The first is the so-called credit crisis – really a crisis in market-based assessment of credit risk.

The second: colonialism is over. Economic, too.

Here is the third: when the economy will exit this crisis, we will have adjusted to a different state, hopefully a more stable one, by most measures a “lower” one for most western economy citizens. The process will be different from a cyclic swing from boom to bust and back.

This statement is certainly the most speculative of the three, a projection of what is happening more than an interpretation. It stems quite naturally from the two previous statements.

What in the crisis of credit risk assessment mechanisms makes it so uniquely disruptive to drive a permanent adjustment rather than a contingent swing? It’s the fact that these mechanisms as have now collapsed evolved as an extension to finance of the communication-intensive and computation-intensive mechanisms that successfully enabled globalization of markets for tangible assets. These mechanisms have allowed markets for tangible assets to extract from the knowledge of individual market players a vast quantity of information that helped us all deal with the equally vast amount of uncertainty global markets must present to any one player, however resourceful.

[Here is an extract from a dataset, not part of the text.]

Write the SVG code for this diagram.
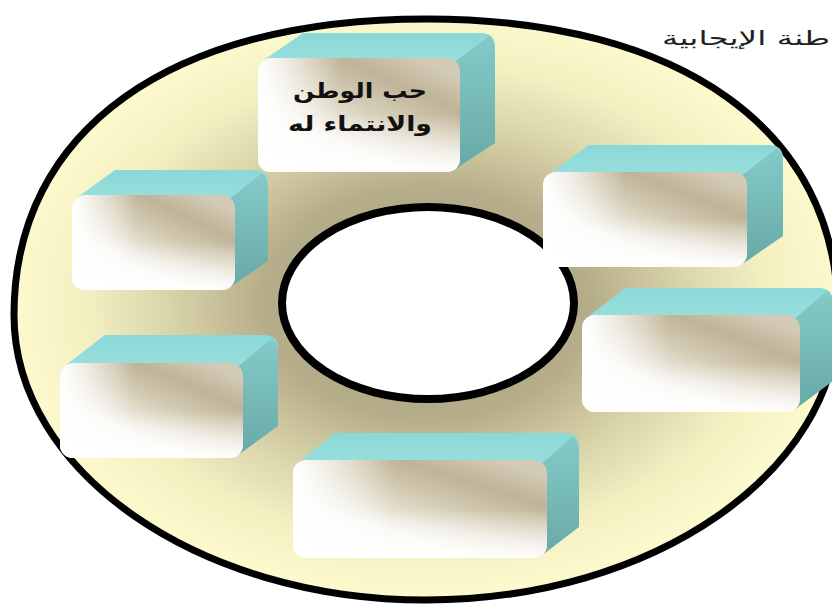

Applying these effective mechanisms to the financial market, a meta-market if there ever was one, has implicitly driven us all to neglect the second order effects that theory and practice have long proven are specific to the financial market, and are the ultimate justification of its special regulation. When the assumption proved wrong that what had successfully managed uncertainty in markets could apply to the meta-market, we found we had lost our tools to assess risk, or rather had been lacking any for a long time.  

Can this assessment be a natural delusion caused by the fact I am observing the cycle from within, missing the cyclic component? Sure. What would prove we are still in a cyclic downturn? New tools for credit risk assessment in a global credit market including multilevel derivatives. Most importantly, evidence that these tools indeed can manage uncertainty as we thought the failed ones did. Until that happens, the world we will live in will need different financial regulation to cope with the newly discovered degree of uncertainty in the financial market.  The end net effect will be more difficult access to more scarce credit. For good.

A very similar reasoning applies to the end of colonialism: the imbalance of power that helped nimbler “western” economies outperform and exploit others has now been reduced significantly: We now see Japan in stagnation was really the first truly western economy to get there, rather than a truly non-western economy revealed by its failure to pursue western growth,

The most likely outcome is a truly multi-polar world, with western economies having to come to terms with the greater relative power other ones have acquired. The net effect will be a higher cost of international trust and safety (defence, negotiation) and most importantly forfeiting much of the western privilege the former unbalance allowed.

To undo this, and bring us back to a cyclic contingency situation, our western economies will need to come up with a new trick to sustain geographic power unbalance. Feels even less likely than new tools to assess credit risk in the global financial market.

Here’s why I think things have indeed changed for good.

Now for the good news. Our earlier ways have likely been so far from being sustainable that a chance to change them, however difficult, is bound to be welcome. That is indeed what makes this crisis, more than cyclic ones, too precious to waste.